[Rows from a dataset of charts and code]
****

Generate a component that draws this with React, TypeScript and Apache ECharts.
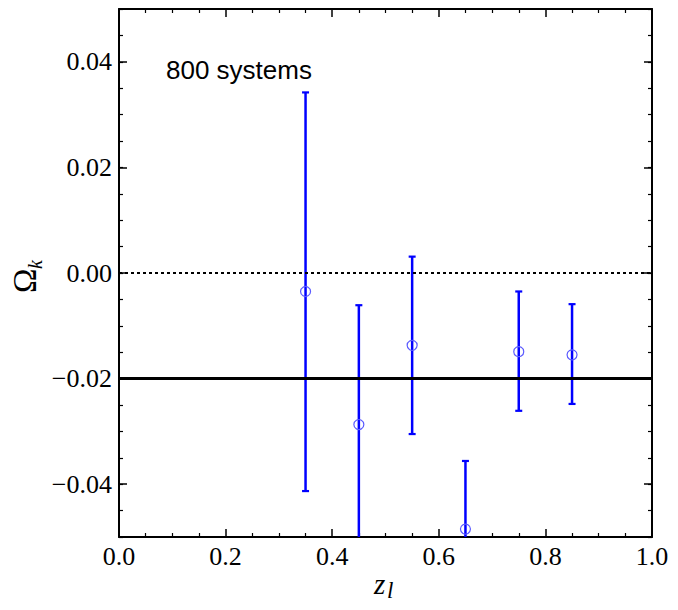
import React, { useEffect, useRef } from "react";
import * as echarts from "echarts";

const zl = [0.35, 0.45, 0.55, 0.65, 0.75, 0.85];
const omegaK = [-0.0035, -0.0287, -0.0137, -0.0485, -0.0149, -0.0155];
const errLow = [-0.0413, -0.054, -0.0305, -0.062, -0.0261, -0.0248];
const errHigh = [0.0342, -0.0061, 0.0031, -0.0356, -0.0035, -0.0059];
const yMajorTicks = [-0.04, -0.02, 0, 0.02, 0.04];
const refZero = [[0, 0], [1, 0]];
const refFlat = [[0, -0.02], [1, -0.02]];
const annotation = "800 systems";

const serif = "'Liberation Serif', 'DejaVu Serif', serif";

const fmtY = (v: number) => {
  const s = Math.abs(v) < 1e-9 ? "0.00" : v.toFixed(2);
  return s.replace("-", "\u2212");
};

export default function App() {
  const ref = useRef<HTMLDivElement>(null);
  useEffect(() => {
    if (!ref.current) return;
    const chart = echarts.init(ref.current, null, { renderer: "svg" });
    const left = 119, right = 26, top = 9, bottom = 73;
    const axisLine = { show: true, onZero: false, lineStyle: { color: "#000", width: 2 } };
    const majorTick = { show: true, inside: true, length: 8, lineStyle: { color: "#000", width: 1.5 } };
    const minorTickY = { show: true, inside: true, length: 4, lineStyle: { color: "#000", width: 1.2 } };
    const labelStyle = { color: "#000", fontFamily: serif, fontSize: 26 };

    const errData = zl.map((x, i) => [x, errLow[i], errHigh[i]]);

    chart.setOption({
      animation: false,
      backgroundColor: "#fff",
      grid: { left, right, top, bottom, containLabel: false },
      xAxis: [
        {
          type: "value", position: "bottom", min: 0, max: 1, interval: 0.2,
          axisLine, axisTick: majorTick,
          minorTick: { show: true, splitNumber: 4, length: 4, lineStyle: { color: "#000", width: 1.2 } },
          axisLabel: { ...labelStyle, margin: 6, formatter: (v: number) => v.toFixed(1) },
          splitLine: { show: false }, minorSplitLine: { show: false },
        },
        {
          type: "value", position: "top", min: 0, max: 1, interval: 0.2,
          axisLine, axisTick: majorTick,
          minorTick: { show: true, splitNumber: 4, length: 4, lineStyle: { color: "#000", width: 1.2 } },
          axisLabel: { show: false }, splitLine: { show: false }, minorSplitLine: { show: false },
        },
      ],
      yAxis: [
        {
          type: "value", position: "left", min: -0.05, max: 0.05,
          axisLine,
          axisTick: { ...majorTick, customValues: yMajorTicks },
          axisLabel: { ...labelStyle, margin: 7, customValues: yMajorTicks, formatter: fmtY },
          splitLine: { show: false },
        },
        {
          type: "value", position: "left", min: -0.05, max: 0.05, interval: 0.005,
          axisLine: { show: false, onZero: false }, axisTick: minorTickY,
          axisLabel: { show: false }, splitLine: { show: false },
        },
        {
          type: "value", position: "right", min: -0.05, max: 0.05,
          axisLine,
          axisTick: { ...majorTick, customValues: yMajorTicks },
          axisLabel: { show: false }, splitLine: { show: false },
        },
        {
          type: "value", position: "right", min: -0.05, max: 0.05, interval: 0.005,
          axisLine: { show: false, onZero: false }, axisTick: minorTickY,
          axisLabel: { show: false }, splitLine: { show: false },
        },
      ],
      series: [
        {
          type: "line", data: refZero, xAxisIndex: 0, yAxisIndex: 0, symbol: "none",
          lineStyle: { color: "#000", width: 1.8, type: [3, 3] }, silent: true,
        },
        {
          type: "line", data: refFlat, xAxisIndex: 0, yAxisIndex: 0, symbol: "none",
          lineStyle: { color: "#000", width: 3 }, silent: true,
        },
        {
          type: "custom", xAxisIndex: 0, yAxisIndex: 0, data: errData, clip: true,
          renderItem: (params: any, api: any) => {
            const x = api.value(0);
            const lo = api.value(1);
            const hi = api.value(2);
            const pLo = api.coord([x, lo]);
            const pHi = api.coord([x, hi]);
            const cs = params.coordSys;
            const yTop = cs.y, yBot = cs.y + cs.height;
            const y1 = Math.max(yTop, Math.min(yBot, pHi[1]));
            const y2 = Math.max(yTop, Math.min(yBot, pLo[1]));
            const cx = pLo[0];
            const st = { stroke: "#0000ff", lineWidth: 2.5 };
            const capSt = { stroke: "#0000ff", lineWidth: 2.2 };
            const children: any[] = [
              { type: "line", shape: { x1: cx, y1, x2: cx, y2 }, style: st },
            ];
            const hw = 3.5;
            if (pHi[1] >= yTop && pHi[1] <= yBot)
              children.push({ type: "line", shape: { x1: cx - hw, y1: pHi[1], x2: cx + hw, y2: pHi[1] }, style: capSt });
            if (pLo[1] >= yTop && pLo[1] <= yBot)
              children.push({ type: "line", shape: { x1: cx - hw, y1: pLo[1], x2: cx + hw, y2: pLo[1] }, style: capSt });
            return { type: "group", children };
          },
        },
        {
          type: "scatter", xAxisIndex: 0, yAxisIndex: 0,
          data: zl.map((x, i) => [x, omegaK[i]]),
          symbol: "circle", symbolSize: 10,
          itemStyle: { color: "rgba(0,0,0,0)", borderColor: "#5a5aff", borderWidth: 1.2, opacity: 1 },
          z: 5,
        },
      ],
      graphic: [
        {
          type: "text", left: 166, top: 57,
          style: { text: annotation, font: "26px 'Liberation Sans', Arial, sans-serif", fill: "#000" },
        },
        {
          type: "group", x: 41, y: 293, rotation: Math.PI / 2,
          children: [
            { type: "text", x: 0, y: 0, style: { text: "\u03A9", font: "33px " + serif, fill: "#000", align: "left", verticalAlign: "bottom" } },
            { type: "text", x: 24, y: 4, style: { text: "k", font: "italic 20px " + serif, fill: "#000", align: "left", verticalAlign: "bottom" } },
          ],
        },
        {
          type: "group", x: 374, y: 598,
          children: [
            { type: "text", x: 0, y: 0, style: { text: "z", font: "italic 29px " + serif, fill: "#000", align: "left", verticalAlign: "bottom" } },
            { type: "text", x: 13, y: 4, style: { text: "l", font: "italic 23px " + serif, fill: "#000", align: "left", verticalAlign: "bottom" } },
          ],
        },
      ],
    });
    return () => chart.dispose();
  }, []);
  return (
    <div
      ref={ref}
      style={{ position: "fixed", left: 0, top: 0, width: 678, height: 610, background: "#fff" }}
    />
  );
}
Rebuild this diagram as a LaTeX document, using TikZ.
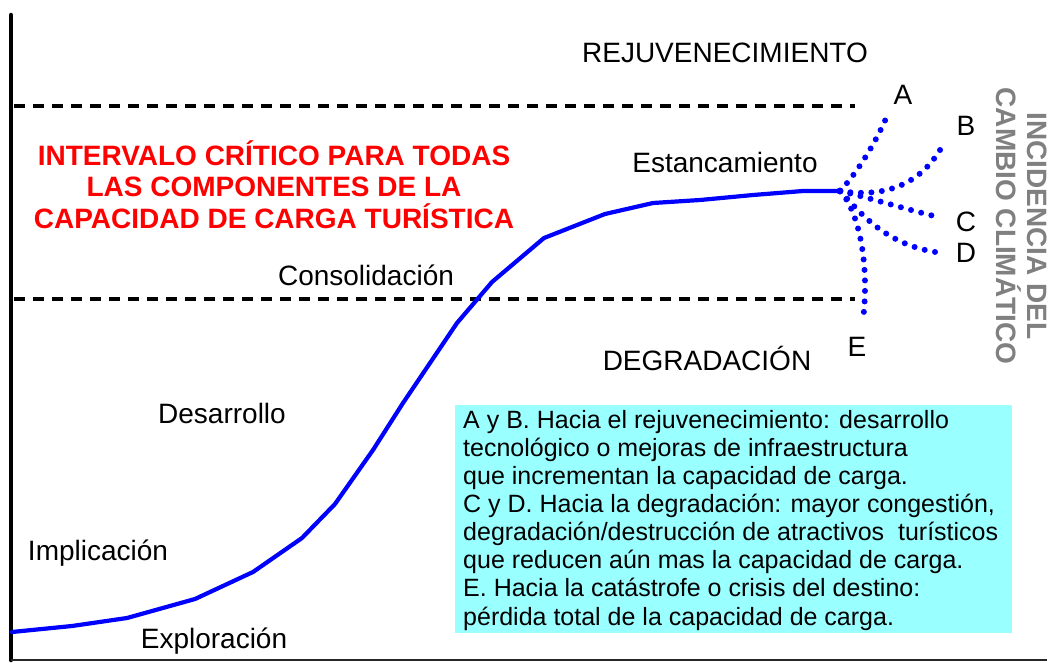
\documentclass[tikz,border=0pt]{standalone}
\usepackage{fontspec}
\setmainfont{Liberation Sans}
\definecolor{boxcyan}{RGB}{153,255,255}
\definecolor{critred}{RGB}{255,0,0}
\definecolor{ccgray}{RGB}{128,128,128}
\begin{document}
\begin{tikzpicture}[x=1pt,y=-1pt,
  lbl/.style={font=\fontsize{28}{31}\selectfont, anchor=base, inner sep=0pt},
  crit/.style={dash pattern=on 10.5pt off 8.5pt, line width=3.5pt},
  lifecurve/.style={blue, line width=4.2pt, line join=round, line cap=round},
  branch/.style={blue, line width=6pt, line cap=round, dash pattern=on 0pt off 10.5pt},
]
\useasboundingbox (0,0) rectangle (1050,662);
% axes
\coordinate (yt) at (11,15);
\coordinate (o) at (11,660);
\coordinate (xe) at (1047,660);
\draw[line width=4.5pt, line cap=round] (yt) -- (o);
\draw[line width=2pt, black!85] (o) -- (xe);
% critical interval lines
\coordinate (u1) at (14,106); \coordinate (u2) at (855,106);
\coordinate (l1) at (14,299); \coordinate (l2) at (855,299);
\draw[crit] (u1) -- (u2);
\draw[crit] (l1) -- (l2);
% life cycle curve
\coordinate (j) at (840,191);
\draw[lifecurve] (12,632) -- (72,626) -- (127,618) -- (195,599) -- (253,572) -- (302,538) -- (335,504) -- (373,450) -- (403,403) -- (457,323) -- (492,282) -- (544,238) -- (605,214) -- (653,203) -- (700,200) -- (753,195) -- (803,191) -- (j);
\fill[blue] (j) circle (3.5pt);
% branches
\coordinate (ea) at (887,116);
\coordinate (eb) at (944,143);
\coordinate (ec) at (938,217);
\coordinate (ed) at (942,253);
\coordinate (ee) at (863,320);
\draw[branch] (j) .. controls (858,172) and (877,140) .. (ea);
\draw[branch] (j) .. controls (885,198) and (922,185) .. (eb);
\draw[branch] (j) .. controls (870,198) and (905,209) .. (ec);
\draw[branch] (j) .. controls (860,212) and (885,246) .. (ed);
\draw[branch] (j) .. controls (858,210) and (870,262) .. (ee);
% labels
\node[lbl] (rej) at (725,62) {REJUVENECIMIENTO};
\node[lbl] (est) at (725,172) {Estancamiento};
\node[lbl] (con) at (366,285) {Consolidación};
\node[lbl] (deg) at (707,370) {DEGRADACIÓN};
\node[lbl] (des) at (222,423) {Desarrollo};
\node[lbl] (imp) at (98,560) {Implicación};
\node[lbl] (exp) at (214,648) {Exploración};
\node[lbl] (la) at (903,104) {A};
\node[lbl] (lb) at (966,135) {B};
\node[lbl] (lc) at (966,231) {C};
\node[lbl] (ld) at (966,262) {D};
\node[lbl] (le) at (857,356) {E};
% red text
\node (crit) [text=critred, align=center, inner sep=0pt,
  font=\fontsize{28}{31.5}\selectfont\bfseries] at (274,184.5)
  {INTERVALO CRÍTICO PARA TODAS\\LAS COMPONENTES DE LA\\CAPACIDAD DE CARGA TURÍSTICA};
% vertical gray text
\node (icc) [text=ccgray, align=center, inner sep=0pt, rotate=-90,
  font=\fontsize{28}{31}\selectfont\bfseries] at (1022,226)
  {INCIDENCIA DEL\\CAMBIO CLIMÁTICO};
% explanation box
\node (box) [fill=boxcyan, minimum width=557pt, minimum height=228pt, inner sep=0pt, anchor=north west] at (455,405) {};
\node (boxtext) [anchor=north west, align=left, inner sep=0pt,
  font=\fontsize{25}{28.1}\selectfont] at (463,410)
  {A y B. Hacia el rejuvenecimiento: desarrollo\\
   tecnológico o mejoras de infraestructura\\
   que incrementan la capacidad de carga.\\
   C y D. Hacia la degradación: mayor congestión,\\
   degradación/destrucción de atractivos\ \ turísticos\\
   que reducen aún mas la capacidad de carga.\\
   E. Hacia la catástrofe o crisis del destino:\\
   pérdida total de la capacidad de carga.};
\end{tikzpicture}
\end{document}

****

## [DESCRIPTION OF THE TASK]
Repeat the listing above up to and including the line with "const errData = zl.map((x, i)", starting from its first line. Drop any pictures.

## [EXERCISE RESPONSE]
Generate a component that draws this with React, TypeScript and Apache ECharts.
import React, { useEffect, useRef } from "react";
import * as echarts from "echarts";

const zl = [0.35, 0.45, 0.55, 0.65, 0.75, 0.85];
const omegaK = [-0.0035, -0.0287, -0.0137, -0.0485, -0.0149, -0.0155];
const errLow = [-0.0413, -0.054, -0.0305, -0.062, -0.0261, -0.0248];
const errHigh = [0.0342, -0.0061, 0.0031, -0.0356, -0.0035, -0.0059];
const yMajorTicks = [-0.04, -0.02, 0, 0.02, 0.04];
const refZero = [[0, 0], [1, 0]];
const refFlat = [[0, -0.02], [1, -0.02]];
const annotation = "800 systems";

const serif = "'Liberation Serif', 'DejaVu Serif', serif";

const fmtY = (v: number) => {
  const s = Math.abs(v) < 1e-9 ? "0.00" : v.toFixed(2);
  return s.replace("-", "\u2212");
};

export default function App() {
  const ref = useRef<HTMLDivElement>(null);
  useEffect(() => {
    if (!ref.current) return;
    const chart = echarts.init(ref.current, null, { renderer: "svg" });
    const left = 119, right = 26, top = 9, bottom = 73;
    const axisLine = { show: true, onZero: false, lineStyle: { color: "#000", width: 2 } };
    const majorTick = { show: true, inside: true, length: 8, lineStyle: { color: "#000", width: 1.5 } };
    const minorTickY = { show: true, inside: true, length: 4, lineStyle: { color: "#000", width: 1.2 } };
    const labelStyle = { color: "#000", fontFamily: serif, fontSize: 26 };

    const errData = zl.map((x, i) => [x, errLow[i], errHigh[i]]);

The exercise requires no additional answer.